What you need to do =>
Start at the line containing "Generate a Python", stop at the line containing "plt.rcParams['font.family'] = ['Liberation", and please reproduce every line in between, both ends included, without pictures.

#####

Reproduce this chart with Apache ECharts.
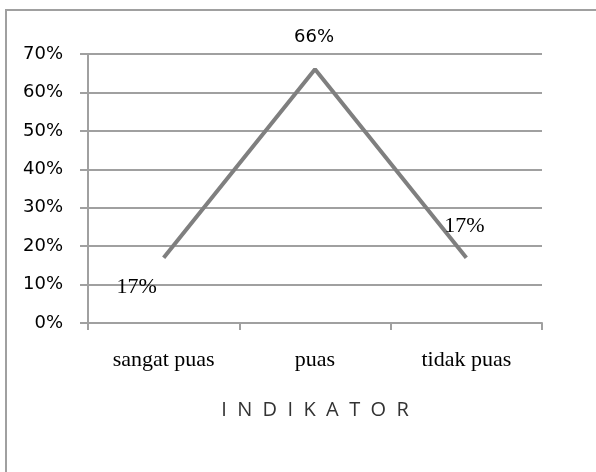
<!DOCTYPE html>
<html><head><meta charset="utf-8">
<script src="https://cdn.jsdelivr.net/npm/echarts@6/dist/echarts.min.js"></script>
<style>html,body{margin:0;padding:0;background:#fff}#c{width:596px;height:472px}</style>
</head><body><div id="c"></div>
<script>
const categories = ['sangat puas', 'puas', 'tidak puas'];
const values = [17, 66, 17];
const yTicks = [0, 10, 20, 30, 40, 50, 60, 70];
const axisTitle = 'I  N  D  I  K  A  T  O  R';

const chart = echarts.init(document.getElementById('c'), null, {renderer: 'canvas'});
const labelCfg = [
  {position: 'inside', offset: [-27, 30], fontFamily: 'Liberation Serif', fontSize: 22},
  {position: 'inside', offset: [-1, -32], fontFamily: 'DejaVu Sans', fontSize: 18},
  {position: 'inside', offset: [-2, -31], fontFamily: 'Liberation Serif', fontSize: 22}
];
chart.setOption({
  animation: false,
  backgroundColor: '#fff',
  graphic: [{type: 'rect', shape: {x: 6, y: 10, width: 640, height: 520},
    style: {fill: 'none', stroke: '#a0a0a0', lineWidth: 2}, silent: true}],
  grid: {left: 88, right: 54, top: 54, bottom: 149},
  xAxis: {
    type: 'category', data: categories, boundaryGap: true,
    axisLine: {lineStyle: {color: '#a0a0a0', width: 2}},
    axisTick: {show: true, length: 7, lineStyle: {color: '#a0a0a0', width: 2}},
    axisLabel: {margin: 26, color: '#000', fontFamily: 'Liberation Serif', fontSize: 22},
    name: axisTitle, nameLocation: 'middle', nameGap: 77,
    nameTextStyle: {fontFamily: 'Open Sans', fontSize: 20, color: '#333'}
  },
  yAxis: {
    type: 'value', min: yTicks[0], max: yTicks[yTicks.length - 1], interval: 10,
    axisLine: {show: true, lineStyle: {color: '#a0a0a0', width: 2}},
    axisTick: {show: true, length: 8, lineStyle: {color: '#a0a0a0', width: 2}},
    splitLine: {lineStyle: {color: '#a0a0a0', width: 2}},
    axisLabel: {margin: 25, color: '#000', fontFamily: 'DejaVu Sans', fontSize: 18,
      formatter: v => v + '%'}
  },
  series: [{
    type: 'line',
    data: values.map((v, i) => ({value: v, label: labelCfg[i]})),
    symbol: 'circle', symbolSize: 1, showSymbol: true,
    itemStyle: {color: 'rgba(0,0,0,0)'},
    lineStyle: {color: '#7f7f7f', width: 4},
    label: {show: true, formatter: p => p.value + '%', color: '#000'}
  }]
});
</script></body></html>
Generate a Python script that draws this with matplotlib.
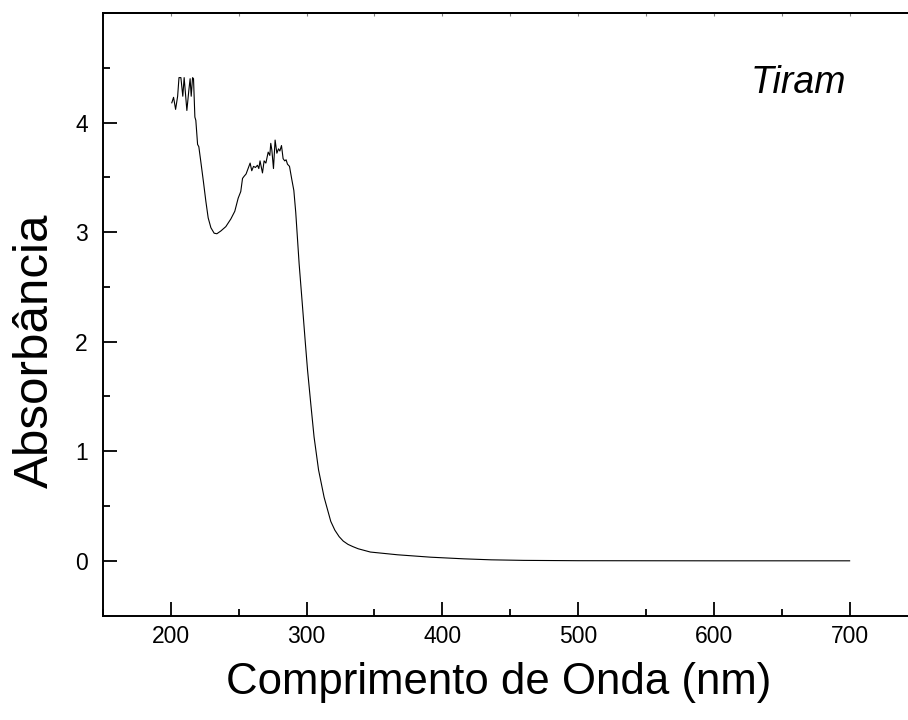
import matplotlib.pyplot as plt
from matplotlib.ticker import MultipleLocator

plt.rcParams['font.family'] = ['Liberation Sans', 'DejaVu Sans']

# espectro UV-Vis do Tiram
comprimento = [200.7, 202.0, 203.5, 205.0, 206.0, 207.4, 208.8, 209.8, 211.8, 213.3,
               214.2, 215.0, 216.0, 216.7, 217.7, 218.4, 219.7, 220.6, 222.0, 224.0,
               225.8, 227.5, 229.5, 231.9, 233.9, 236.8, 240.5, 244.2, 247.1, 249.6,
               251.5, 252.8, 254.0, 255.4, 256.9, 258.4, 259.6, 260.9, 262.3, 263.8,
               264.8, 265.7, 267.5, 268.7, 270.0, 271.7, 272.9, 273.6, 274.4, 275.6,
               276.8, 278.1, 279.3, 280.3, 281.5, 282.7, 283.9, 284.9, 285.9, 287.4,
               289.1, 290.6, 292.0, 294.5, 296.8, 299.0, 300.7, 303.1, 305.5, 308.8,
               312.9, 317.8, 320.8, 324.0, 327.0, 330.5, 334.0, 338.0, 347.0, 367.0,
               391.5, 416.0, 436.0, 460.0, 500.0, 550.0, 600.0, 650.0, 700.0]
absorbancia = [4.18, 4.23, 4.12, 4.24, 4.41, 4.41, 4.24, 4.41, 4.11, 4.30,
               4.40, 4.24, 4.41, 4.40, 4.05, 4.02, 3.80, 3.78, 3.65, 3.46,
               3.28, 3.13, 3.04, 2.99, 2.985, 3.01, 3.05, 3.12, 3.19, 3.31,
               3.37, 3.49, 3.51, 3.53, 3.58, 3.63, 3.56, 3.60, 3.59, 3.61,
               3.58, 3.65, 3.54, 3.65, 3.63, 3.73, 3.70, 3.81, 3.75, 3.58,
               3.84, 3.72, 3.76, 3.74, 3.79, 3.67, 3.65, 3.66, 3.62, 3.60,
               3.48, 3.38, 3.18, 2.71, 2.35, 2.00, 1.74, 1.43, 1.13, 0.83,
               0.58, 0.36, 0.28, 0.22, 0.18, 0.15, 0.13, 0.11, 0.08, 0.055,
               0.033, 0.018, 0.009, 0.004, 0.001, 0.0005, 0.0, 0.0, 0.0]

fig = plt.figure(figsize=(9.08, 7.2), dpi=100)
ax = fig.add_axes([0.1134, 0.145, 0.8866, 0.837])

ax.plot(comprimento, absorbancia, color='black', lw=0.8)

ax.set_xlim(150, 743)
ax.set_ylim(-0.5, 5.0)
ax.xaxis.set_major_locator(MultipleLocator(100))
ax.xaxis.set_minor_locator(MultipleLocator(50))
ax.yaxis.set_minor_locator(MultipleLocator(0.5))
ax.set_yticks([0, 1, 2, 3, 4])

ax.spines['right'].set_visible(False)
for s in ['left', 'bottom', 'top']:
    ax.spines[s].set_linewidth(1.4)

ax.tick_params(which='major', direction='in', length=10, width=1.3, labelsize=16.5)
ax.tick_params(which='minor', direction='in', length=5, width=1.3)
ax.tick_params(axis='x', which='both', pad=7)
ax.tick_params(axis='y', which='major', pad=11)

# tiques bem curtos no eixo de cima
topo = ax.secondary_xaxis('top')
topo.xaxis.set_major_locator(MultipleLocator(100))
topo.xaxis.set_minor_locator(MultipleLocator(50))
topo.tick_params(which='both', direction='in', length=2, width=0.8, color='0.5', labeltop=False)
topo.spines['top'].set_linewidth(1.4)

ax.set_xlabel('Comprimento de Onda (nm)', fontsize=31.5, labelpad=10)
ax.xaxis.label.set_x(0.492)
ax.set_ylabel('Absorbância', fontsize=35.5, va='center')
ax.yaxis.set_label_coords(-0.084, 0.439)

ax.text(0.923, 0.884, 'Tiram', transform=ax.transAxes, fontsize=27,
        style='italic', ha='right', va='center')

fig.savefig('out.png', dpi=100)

#####

Task answer =>
Generate a Python script that draws this with matplotlib.
import matplotlib.pyplot as plt
from matplotlib.ticker import MultipleLocator

plt.rcParams['font.family'] = ['Liberation Sans', 'DejaVu Sans']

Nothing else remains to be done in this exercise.